The Effects of Long-Term Stress on a Bird
Chronic stress and unhappiness can affect birds’ physical health, as it does in people. Birds that are constantly stressed and sad may eat less and may lose weight or suffer nutritional deficiencies.
Extremely anxious birds that feather pick and self-mutilate may permanently damage their feather follicles, preventing regrowth of feathers, and scar their skin. In addition, reproductively active female birds that produce eggs, such as cockatiels, may have difficulty laying if they are stressed or unhappy. These birds may become egg-bound, so that their eggs get stuck inside their bodies, and may require veterinary intervention with medication or even surgery to get them to lay. Finally, chronically stressed or upset birds also may suffer compromised immune system function, making them more susceptible to contracting infections and other diseases.
How to Help Your Unhappy or Stressed-Out Bird
If you suspect your bird is stressed or unhappy, there are several ways you can help. The key is to try to find out the cause of the bird’s anxiety or sadness so that it can be addressed to enable the bird to get back on track.
It can be difficult to pinpoint the exact cause of a bird’s sadness or stress, but working with an avian-savvy veterinarian or bird trainer can provide insight and may help an owner get relief for a bird more quickly.
Birds that are feather picking, screaming, or biting because they are bored or lacking attention should be provided with interactive toys, plus a TV to watch – or at least a radio to listen to. Their owners should try to give them extra attention and as much out-of-cage time as possible.
Pets that are frightened by loud noises or outside animals should have their cages moved to a quieter, interior location, away from windows. Stressed birds whose cages recently have been moved or covered should have them moved back to where they were before or have them left uncovered.
If there are new pets or people in the house who are stressing or upsetting the bird, the owner should seek the help of a veterinarian or bird trainer to help gradually acclimate the bird to the new individual through positive-reinforcement training, in which the sight or sound of the new individual is paired with a yummy treat or favorite toy.

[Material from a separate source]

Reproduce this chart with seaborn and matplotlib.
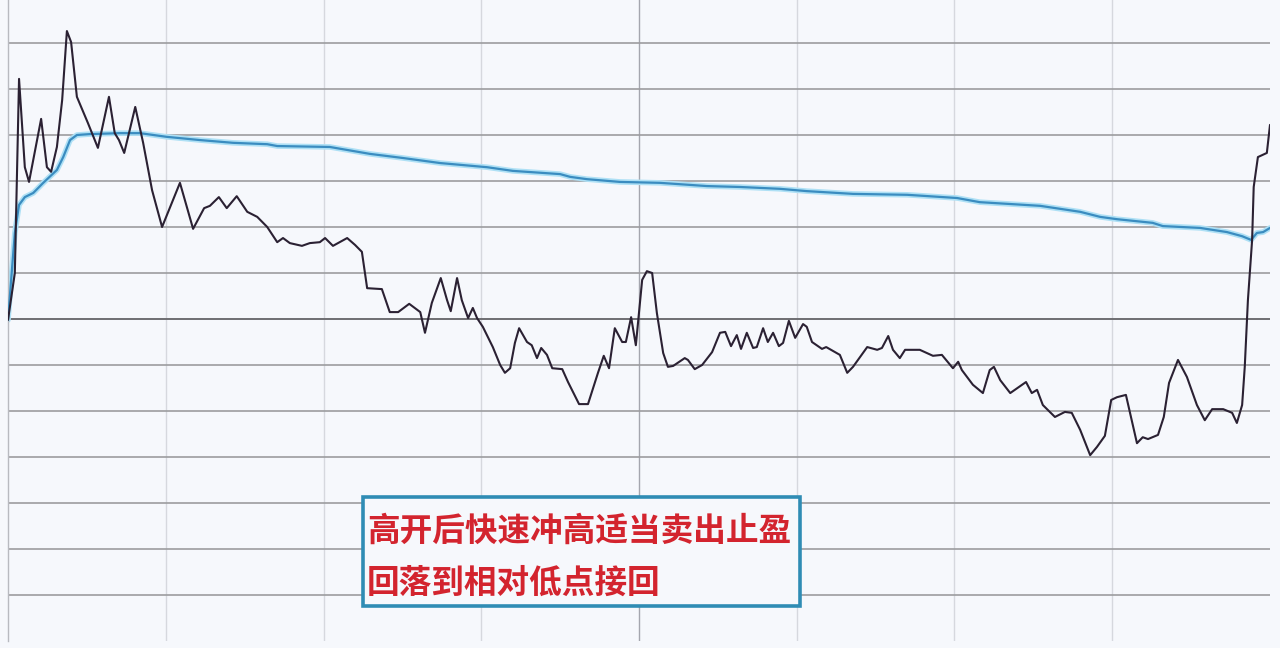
import numpy as np
import pandas as pd
import matplotlib
matplotlib.use("Agg")
import matplotlib.pyplot as plt
from matplotlib.patches import Rectangle
import seaborn as sns

# intraday minutes (0-240) and change vs previous close (one grid step = 1 unit)
price_min = [0.0, 1.3, 2.1, 3.2, 4.0, 6.3, 7.4, 8.2, 9.3, 10.3, 11.2, 12.0, 13.1, 15.2, 17.1,
             19.2, 20.3, 21.1, 22.1, 24.2, 25.7, 27.4, 29.3, 32.7, 35.2, 37.3, 38.4, 40.1, 41.6,
             43.5, 45.5, 47.4, 49.3, 51.2, 52.3, 53.6, 55.9, 57.4, 59.3, 60.3, 61.8, 64.5, 66.0,
             67.3, 68.3, 71.1, 72.6, 74.2, 76.3, 78.4, 79.3, 80.6, 82.3, 83.5, 84.2, 85.4, 86.3,
             87.5, 88.4, 89.2, 90.3, 92.2, 93.6, 94.5, 95.5, 96.4, 97.2, 98.7, 99.6, 100.6, 101.4,
             102.5, 103.5, 105.4, 106.5, 108.6, 110.3, 112.2, 113.3, 114.3, 115.4, 116.8, 117.5,
             118.5, 119.4, 120.6, 121.5, 122.5, 123.4, 124.6, 125.5, 126.5, 128.7, 129.3, 130.6,
             132.0, 133.9, 135.4, 136.4, 137.5, 138.6, 139.4, 140.5, 141.7, 142.4, 143.6, 144.5,
             145.5, 146.6, 147.4, 148.5, 149.7, 151.2, 151.9, 152.9, 154.8, 155.6, 158.2, 159.6,
             160.7, 163.4, 165.3, 166.2, 167.4, 168.3, 169.6, 170.6, 173.4, 175.9, 177.6, 179.7,
             180.7, 181.4, 183.5, 185.4, 186.7, 187.5, 188.7, 190.6, 193.6, 194.7, 195.7, 196.8,
             199.1, 201.0, 202.3, 203.9, 205.8, 207.1, 208.6, 209.8, 210.9, 212.6, 214.7, 215.8,
             216.8, 218.7, 219.8, 220.8, 222.5, 224.2, 226.1, 227.6, 229.0, 231.1, 232.8, 233.7,
             234.7, 235.2, 235.8, 236.6, 236.9, 237.7, 239.4, 240.0]
price_chg = [-0.02, 1.00, 5.22, 3.30, 2.98, 4.35, 3.30, 3.20, 3.74, 4.76, 6.26, 6.02, 4.83, 4.26, 3.72,
             4.83, 4.04, 3.89, 3.61, 4.61, 3.83, 2.80, 2.00, 2.96, 1.96, 2.41, 2.46, 2.65, 2.41,
             2.67, 2.33, 2.22, 2.00, 1.67, 1.76, 1.65, 1.59, 1.65, 1.67, 1.76, 1.59, 1.76, 1.61,
             1.46, 0.67, 0.65, 0.15, 0.15, 0.33, 0.15, -0.30, 0.35, 0.89, 0.41, 0.17, 0.89, 0.41,
             0.02, 0.24, 0.02, -0.17, -0.61, -1.00, -1.17, -1.07, -0.52, -0.20, -0.50, -0.57, -0.85, -0.63,
             -0.78, -1.07, -1.09, -1.37, -1.85, -1.85, -1.17, -0.80, -1.07, -0.20, -0.50, -0.50,
             0.04, -0.57, 0.85, 1.04, 1.00, 0.13, -0.74, -1.04, -1.02, -0.85, -0.89, -1.09,
             -1.00, -0.72, -0.30, -0.28, -0.59, -0.35, -0.65, -0.30, -0.63, -0.61, -0.20, -0.50,
             -0.30, -0.59, -0.52, -0.04, -0.41, -0.11, -0.17, -0.50, -0.65, -0.61, -0.78, -1.17,
             -1.04, -0.61, -0.67, -0.63, -0.37, -0.67, -0.85, -0.67, -0.67, -0.80, -0.78, -1.07,
             -0.93, -1.11, -1.43, -1.61, -1.11, -1.04, -1.33, -1.61, -1.37, -1.61, -1.54, -1.87,
             -2.13, -2.02, -2.04, -2.41, -2.96, -2.78, -2.54, -1.76, -1.70, -1.65, -2.70, -2.57,
             -2.61, -2.52, -2.13, -1.39, -0.89, -1.26, -1.87, -2.20, -1.96, -1.96, -2.04, -2.26,
             -1.87, -1.04, 0.41, 1.72, 2.87, 3.52, 3.61, 4.22]

avg_min = [0.0, 1.3, 2.1, 3.2, 4.8, 6.7, 9.3, 10.5, 11.8, 13.1, 15.6, 21.3, 25.1, 30.2, 36.5,
           42.8, 49.3, 51.2, 61.2, 68.8, 75.1, 82.2, 91.1, 96.0, 105.0, 106.9, 110.1, 116.4,
           124.0, 132.9, 139.2, 146.8, 151.9, 160.7, 171.0, 180.5, 184.8, 196.3, 203.9, 207.7,
           210.9, 217.7, 219.6, 226.7, 231.8, 234.7, 236.4, 237.5, 238.7, 240.0]
avg_chg = [-0.02, 1.87, 2.48, 2.65, 2.74, 2.96, 3.24, 3.52, 3.89, 4.00, 4.02, 4.04, 4.04, 3.96, 3.89,
           3.83, 3.80, 3.76, 3.74, 3.59, 3.50, 3.39, 3.30, 3.22, 3.15, 3.09, 3.04, 2.98,
           2.96, 2.89, 2.87, 2.83, 2.78, 2.72, 2.70, 2.63, 2.54, 2.46, 2.33, 2.22,
           2.17, 2.09, 2.02, 1.98, 1.89, 1.80, 1.72, 1.87, 1.89, 1.98]

note_lines = ["高开后快速冲高适当卖出止盈", "回落到相对低点接回"]

price_df = pd.DataFrame({"minute": price_min, "chg": price_chg})
avg_df = pd.DataFrame({"minute": avg_min, "chg": avg_chg})

sns.set_style("white")
plt.rcParams["font.family"] = ["Noto Sans CJK SC", "DejaVu Sans"]

fig = plt.figure(figsize=(12.8, 6.48), dpi=100)
fig.patch.set_facecolor("#f6f8fc")
ax = fig.add_axes([8 / 1280, 7 / 648, 1262 / 1280, 644 / 648])
ax.set_facecolor("#f6f8fc")

ax.set_xlim(0, 240)
ax.set_ylim(-7, 7)

# grid
for t in range(30, 240, 30):
    ax.axvline(t, color="#a4a6ae" if t == 120 else "#d6d8de", lw=1.0, zorder=1)
for v in range(-6, 7):
    ax.axhline(v, color="#6e6e72" if v == 0 else "#9c9c9f", lw=1.4 if v == 0 else 1.2, zorder=1)

# average line with a light halo
sns.lineplot(data=avg_df, x="minute", y="chg", ax=ax, color="#aee0f5", lw=4.0, zorder=2)
sns.lineplot(data=avg_df, x="minute", y="chg", ax=ax, color="#3a8cc0", lw=1.6, zorder=3)
sns.lineplot(data=price_df, x="minute", y="chg", ax=ax, color="#2b2133", lw=1.5, zorder=4)

ax.set_xticks([])
ax.set_yticks([])
ax.set_xlabel("")
ax.set_ylabel("")
for side in ["top", "right", "bottom"]:
    ax.spines[side].set_visible(False)
ax.spines["left"].set_color("#b8bac0")
ax.spines["left"].set_linewidth(1.0)

# note box
fig.patches.append(Rectangle((363 / 1280, 42 / 648), 437 / 1280, 109 / 648,
                             transform=fig.transFigure, fill=True, facecolor="#f6f8fc",
                             edgecolor="#2f8cb4", lw=2.6, zorder=5))
fig.text(367 / 1280, 117 / 648, note_lines[0], color="#d3242e", fontsize=23.5,
         fontweight="bold", va="center", ha="left", zorder=6)
fig.text(367 / 1280, 65 / 648, note_lines[1], color="#d3242e", fontsize=23.5,
         fontweight="bold", va="center", ha="left", zorder=6)

fig.savefig("out.png", dpi=100, facecolor=fig.get_facecolor())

Birds are psychologically complicated creatures, as they are very smart and socially very needy. When well-adjusted and provided with adequate attention and mental stimulation, they can be terrific pets for many years. Bird owners must be prepared, however, to adapt to and change with their birds as they age and become sexually mature; they must realize that like people, their birds are living, thinking beings whose needs and desires change over time and who must be attended to accordingly.